By Michael Kelsheimer on December 10th, 2010 Posted in Handbook Articles
Who, What, Why . . .
Who does it apply to: Every employer, regardless of whether employees access the internet at work.
What is it: Blogging, use of sites like Facebook, Flickr, MySpace, Twitter, Digg, LinkedIn, and the like. Virtually every person in the workforce has some access to a computer and likely uses one of the reported 250 million Facebook accounts or the estimated 185 million MySpace pages. These accounts are used to share personal information and sometimes information about work or co-workers which employers would prefer to keep private. If you don’t think your employees are using it, think again.
How does it affect me: Employers have always been concerned about how their employees act at work and when on their personal time. Most employers have maintained at least oral policies about how employees should act and dress while at work. Some have maintained policies about how employees act when on personal time. But what used to be shared among friends over a beer on Friday night has become an entry on the employee’s Facebook or MySpace page where thoughts are expressed in writing and open for virtually the whole world to see.
How can I tell my employees what to do in their off time: This is America and we do protect the freedom of speech, but working for your business is a privilege. If an employee is unwilling to be careful about how they act outside of the workplace, they can do so, but not if they want to work for you. You can fire employees who do not agree to adhere to your conduct standards in or out of the workplace.
Personal Blogging: An employee who acts as a pilot for a company expresses their personal observations about safety issues with their employer’s airline, or that of another airline (who employer is in negotiations to purchase) based on information learned at work. In the first instance, the employer has just become open to investigation by the FAA. In the second, a prospecting journalist might find the information and use it to write an article about concerns by employer over the safety of the airline it is trying to purchase.
Personal MySpace Use: Infighting among two feuding employees that the employer is not aware of has lead to racially or sexually charged comments being posted. The information is collected and used by the victim to file a discrimination lawsuit against the employer.
Unsupervised Company Blogging: An employee who is an architect expresses safety concerns on the use of a particular type of material in specific building applications. The employee feels he is doing a service to the company by increasing its visibility to the public as safe operator.
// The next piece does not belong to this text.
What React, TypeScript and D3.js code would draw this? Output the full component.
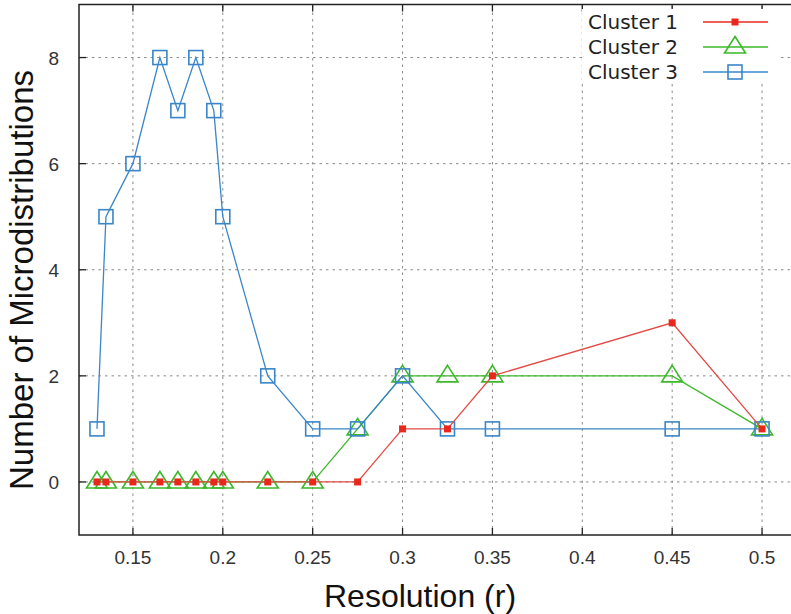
import React from "react";
import * as d3 from "d3";

// resolution values shared by all clusters
const resolution = [0.13, 0.135, 0.15, 0.165, 0.175, 0.185, 0.195, 0.2, 0.225, 0.25, 0.275, 0.3, 0.325, 0.35, 0.45, 0.5];
const cluster1 = [0, 0, 0, 0, 0, 0, 0, 0, 0, 0, 0, 1, 1, 2, 3, 1];
const cluster2 = [0, 0, 0, 0, 0, 0, 0, 0, 0, 0, 1, 2, 2, 2, 2, 1];
const cluster3 = [1, 5, 6, 8, 7, 8, 7, 5, 2, 1, 1, 2, 1, 1, 1, 1];
const xTicks = [0.15, 0.2, 0.25, 0.3, 0.35, 0.4, 0.45, 0.5];
const yTicks = [0, 2, 4, 6, 8];
const seriesNames = ["Cluster 1", "Cluster 2", "Cluster 3"];

const W = 791;
const H = 614;
const margin = { top: 4.5, right: -7, bottom: 79, left: 79 };

const RED = "#e8281c";
const GREEN = "#3cb82a";
const BLUE = "#3a86c8";

function Marker({ kind, x, y }: { kind: number; x: number; y: number }) {
  if (kind === 0) return <rect x={x - 3.5} y={y - 3.5} width={7} height={7} fill={RED} />;
  if (kind === 1)
    return (
      <path
        d={`M${x},${y - 10.5}L${x + 10.5},${y + 6}L${x - 10.5},${y + 6}Z`}
        fill="none"
        stroke={GREEN}
        strokeWidth={1.6}
      />
    );
  return <rect x={x - 7} y={y - 7} width={14} height={14} fill="none" stroke={BLUE} strokeWidth={1.6} />;
}

export default function App() {
  const x = d3.scaleLinear().domain([0.12, 0.52]).range([margin.left, W - margin.right]);
  const y = d3.scaleLinear().domain([-1, 9]).range([H - margin.bottom, margin.top]);

  const line = d3
    .line<number>()
    .x((_, i) => x(resolution[i]))
    .y((d) => y(d));

  const series = [
    { kind: 1, values: cluster2, color: GREEN },
    { kind: 2, values: cluster3, color: BLUE },
    { kind: 0, values: cluster1, color: "#e34a44" },
  ];

  const x0 = margin.left;
  const x1 = W - margin.right;
  const y0 = H - margin.bottom;
  const y1 = margin.top;

  return (
    <div>
      <style>{`body{margin:0}`}</style>
      <svg width={W} height={H} style={{ display: "block", background: "#fff" }}>
        {/* grid */}
        <g stroke="#8a8a8a" strokeWidth={1} strokeDasharray="2.5,4">
          {xTicks.map((t) => (
            <line key={"gx" + t} x1={x(t)} x2={x(t)} y1={y0} y2={y1} />
          ))}
          {yTicks.map((t) => (
            <line key={"gy" + t} x1={x0} x2={x1} y1={y(t)} y2={y(t)} />
          ))}
        </g>

        {/* series */}
        {series.map((s) => (
          <g key={s.kind}>
            <path d={line(s.values) || ""} fill="none" stroke={s.color} strokeWidth={1.3} />
            {s.values.map((v, i) => (
              <Marker key={i} kind={s.kind} x={x(resolution[i])} y={y(v)} />
            ))}
          </g>
        ))}

        {/* frame and ticks */}
        <rect x={x0} y={y1} width={x1 - x0} height={y0 - y1} fill="none" stroke="#222" strokeWidth={1.5} />
        <g stroke="#222" strokeWidth={1.3}>
          {xTicks.map((t) => (
            <g key={"tx" + t}>
              <line x1={x(t)} x2={x(t)} y1={y0} y2={y0 - 7} />
              <line x1={x(t)} x2={x(t)} y1={y1} y2={y1 + 7} />
            </g>
          ))}
          {yTicks.map((t) => (
            <line key={"ty" + t} x1={x0} x2={x0 + 7} y1={y(t)} y2={y(t)} />
          ))}
        </g>

        {/* tick labels */}
        <g fontFamily="Liberation Sans, Arial, sans-serif" fontSize={19} fill="#333">
          {xTicks.map((t) => (
            <text key={"lx" + t} x={x(t)} y={y0 + 29} textAnchor="middle">
              {String(t)}
            </text>
          ))}
          {yTicks.map((t) => (
            <text key={"ly" + t} x={59} y={y(t) + 7} textAnchor="end">
              {t}
            </text>
          ))}
        </g>

        {/* axis titles */}
        <text
          x={420}
          y={607}
          textAnchor="middle"
          fontFamily="Liberation Sans, Arial, sans-serif"
          fontSize={32}
          fill="#111"
        >
          Resolution (r)
        </text>
        <text
          transform={`translate(33,${280}) rotate(-90)`}
          textAnchor="middle"
          fontFamily="Liberation Sans, Arial, sans-serif"
          fontSize={33}
          fill="#111"
        >
          Number of Microdistributions
        </text>

        {/* legend */}
        <rect x={582} y={9} width={196} height={75} fill="#fff" />
        {[RED, GREEN, BLUE].map((c, i) => {
          const ly = 22 + i * 25;
          return (
            <g key={"leg" + i}>
              <text x={588} y={ly + 7} fontFamily="DejaVu Sans, sans-serif" fontSize={20} fill="#222">
                {seriesNames[i]}
              </text>
              <line x1={703} x2={768} y1={ly} y2={ly} stroke={c} strokeWidth={1.3} />
              <Marker kind={i} x={735} y={ly} />
            </g>
          );
        })}
      </svg>
    </div>
  );
}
Unfortunately, the employee is unaware that company formerly advocated the use of the material and its customers now have a potential lawsuit based on the company’s change in viewpoint.
Personal Twitter Use: A supervisor about to board a plane to travel to Phoenix where she must terminate several employees, bides her time by “twittering” that she is sad because she is about to fly Phoenix and let several employees go. Some of her “followers” on Twitter unfortunately are the employees in Phoenix who will be let go. With the cat out of the bag early, one of the employees deletes hundreds of files from the employer’s servers before even meeting with the supervisor.
Use of YouTube: Two employees of a franchise pizza eatery decide to do extremely despicable things with some of the food before baking it into pizzas which will be sent out to customers. For their later personal amusement the employees make a video of the whole act and, on the spur of the moment, post it on YouTube so their friends can view it and laugh along.
Unsupervised Use of LinkedIn: An employee excited about being promoted to work on a new project for employer on a cutting edge technology immediately updates his profile on LinkedIn, which the employer recommended all employees keep for use with business contacts. A competitor discovers the promotion and because the employee was so eager to explain his new job, learns of the employer’s new technology and begins work in the same area.
Use of Company Email for Personal Topics: An employee receives a humorous, but off-color joke or picture and uses company email to forward it to friends. The email is now a reflection on your business because the employee sent it from their work email account. Emails like these, especially those including video, also take up valuable space on company servers which might otherwise be used for business purposes.
What should I do:
With the millions of permutations on the hypothetical situations expressed above which all end badly for an employer, it would be valuable to take steps against such conduct before it happens:
Good: Orally inform your employees of the potential issues which may arise from their conduct in the use of social networking sites. Make sure they understand the potential implications and the possible consequences for their employment at the company. Ask employees to use free accounts from gmail, hotmail, or other similar sites for personal business.
Better: In addition to the personal email suggestion above, implement a written policy regarding the use of social networking sites and have each employee sign it.
Implement a written policy regarding the use of social networking sites, appoint a supervisor to oversee the use of social networking for work purposes to keep employees on the right track, and randomly check the internet to learn what employees have been up to.